(WHAT IS EXPECTED):
Leave out the pictures and repeat the rest of the material exactly.

(DATA LINES):
-- start --

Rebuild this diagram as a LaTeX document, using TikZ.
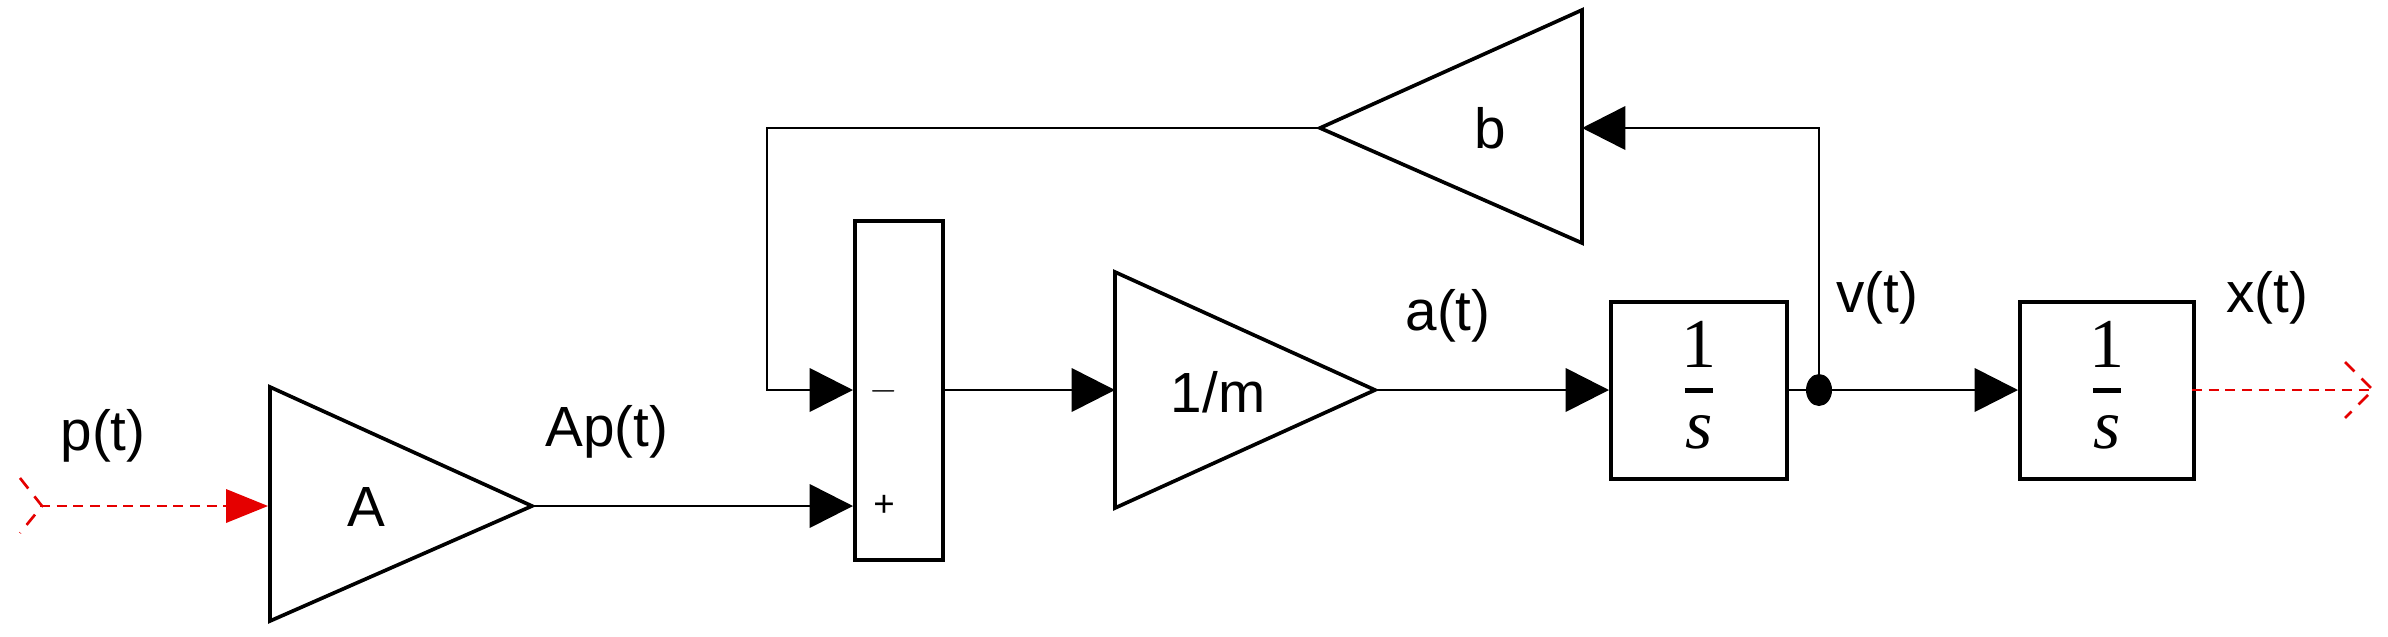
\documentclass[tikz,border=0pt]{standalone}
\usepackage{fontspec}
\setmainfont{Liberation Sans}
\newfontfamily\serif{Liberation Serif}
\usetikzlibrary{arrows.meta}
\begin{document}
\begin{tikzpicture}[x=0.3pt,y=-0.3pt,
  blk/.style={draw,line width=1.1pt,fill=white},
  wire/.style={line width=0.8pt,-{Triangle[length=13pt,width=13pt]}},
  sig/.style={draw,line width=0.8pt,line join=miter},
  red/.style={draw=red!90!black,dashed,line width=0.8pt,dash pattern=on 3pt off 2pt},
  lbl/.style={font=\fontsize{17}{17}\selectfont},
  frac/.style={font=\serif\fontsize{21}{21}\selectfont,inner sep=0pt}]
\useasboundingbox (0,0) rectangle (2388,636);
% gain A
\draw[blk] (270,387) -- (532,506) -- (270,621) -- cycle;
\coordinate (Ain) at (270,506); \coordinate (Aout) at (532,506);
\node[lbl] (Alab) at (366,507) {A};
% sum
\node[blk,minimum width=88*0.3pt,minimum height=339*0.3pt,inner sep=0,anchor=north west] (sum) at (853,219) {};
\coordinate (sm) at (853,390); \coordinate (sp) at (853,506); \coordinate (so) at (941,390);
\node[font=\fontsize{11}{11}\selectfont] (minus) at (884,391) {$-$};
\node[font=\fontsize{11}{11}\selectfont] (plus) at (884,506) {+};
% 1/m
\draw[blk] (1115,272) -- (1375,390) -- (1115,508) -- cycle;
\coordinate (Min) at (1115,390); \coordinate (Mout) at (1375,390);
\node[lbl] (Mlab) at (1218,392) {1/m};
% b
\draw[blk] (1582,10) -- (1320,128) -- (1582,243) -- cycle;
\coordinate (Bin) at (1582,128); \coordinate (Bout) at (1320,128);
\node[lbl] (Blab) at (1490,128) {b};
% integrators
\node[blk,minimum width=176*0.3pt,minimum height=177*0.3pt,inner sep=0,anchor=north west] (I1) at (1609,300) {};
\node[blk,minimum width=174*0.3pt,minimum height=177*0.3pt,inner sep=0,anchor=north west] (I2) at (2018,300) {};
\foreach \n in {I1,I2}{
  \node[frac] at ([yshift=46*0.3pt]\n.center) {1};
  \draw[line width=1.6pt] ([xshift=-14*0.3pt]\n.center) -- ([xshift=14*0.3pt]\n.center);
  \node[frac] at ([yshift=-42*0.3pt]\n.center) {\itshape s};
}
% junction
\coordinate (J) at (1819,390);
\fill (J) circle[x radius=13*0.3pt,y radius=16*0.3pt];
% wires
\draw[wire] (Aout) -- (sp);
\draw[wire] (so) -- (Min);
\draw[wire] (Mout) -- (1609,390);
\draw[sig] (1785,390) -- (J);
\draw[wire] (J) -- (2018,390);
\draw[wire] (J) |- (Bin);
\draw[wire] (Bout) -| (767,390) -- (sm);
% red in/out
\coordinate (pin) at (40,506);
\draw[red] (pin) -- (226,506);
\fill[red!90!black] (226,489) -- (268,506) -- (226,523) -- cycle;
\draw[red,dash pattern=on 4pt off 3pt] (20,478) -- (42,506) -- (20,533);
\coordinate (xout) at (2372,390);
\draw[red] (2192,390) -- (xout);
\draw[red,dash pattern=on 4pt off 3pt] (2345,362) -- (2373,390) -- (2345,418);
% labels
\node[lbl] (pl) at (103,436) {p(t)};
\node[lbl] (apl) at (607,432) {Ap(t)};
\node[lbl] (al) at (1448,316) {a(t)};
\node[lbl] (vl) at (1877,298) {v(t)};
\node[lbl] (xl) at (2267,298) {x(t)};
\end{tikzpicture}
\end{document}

-- end --

(RESPONSE TO THIS TASK):
Rebuild this diagram as a LaTeX document, using TikZ.
\documentclass[tikz,border=0pt]{standalone}
\usepackage{fontspec}
\setmainfont{Liberation Sans}
\newfontfamily\serif{Liberation Serif}
\usetikzlibrary{arrows.meta}
\begin{document}
\begin{tikzpicture}[x=0.3pt,y=-0.3pt,
  blk/.style={draw,line width=1.1pt,fill=white},
  wire/.style={line width=0.8pt,-{Triangle[length=13pt,width=13pt]}},
  sig/.style={draw,line width=0.8pt,line join=miter},
  red/.style={draw=red!90!black,dashed,line width=0.8pt,dash pattern=on 3pt off 2pt},
  lbl/.style={font=\fontsize{17}{17}\selectfont},
  frac/.style={font=\serif\fontsize{21}{21}\selectfont,inner sep=0pt}]
\useasboundingbox (0,0) rectangle (2388,636);
% gain A
\draw[blk] (270,387) -- (532,506) -- (270,621) -- cycle;
\coordinate (Ain) at (270,506); \coordinate (Aout) at (532,506);
\node[lbl] (Alab) at (366,507) {A};
% sum
\node[blk,minimum width=88*0.3pt,minimum height=339*0.3pt,inner sep=0,anchor=north west] (sum) at (853,219) {};
\coordinate (sm) at (853,390); \coordinate (sp) at (853,506); \coordinate (so) at (941,390);
\node[font=\fontsize{11}{11}\selectfont] (minus) at (884,391) {$-$};
\node[font=\fontsize{11}{11}\selectfont] (plus) at (884,506) {+};
% 1/m
\draw[blk] (1115,272) -- (1375,390) -- (1115,508) -- cycle;
\coordinate (Min) at (1115,390); \coordinate (Mout) at (1375,390);
\node[lbl] (Mlab) at (1218,392) {1/m};
% b
\draw[blk] (1582,10) -- (1320,128) -- (1582,243) -- cycle;
\coordinate (Bin) at (1582,128); \coordinate (Bout) at (1320,128);
\node[lbl] (Blab) at (1490,128) {b};
% integrators
\node[blk,minimum width=176*0.3pt,minimum height=177*0.3pt,inner sep=0,anchor=north west] (I1) at (1609,300) {};
\node[blk,minimum width=174*0.3pt,minimum height=177*0.3pt,inner sep=0,anchor=north west] (I2) at (2018,300) {};
\foreach \n in {I1,I2}{
  \node[frac] at ([yshift=46*0.3pt]\n.center) {1};
  \draw[line width=1.6pt] ([xshift=-14*0.3pt]\n.center) -- ([xshift=14*0.3pt]\n.center);
  \node[frac] at ([yshift=-42*0.3pt]\n.center) {\itshape s};
}
% junction
\coordinate (J) at (1819,390);
\fill (J) circle[x radius=13*0.3pt,y radius=16*0.3pt];
% wires
\draw[wire] (Aout) -- (sp);
\draw[wire] (so) -- (Min);
\draw[wire] (Mout) -- (1609,390);
\draw[sig] (1785,390) -- (J);
\draw[wire] (J) -- (2018,390);
\draw[wire] (J) |- (Bin);
\draw[wire] (Bout) -| (767,390) -- (sm);
% red in/out
\coordinate (pin) at (40,506);
\draw[red] (pin) -- (226,506);
\fill[red!90!black] (226,489) -- (268,506) -- (226,523) -- cycle;
\draw[red,dash pattern=on 4pt off 3pt] (20,478) -- (42,506) -- (20,533);
\coordinate (xout) at (2372,390);
\draw[red] (2192,390) -- (xout);
\draw[red,dash pattern=on 4pt off 3pt] (2345,362) -- (2373,390) -- (2345,418);
% labels
\node[lbl] (pl) at (103,436) {p(t)};
\node[lbl] (apl) at (607,432) {Ap(t)};
\node[lbl] (al) at (1448,316) {a(t)};
\node[lbl] (vl) at (1877,298) {v(t)};
\node[lbl] (xl) at (2267,298) {x(t)};
\end{tikzpicture}
\end{document}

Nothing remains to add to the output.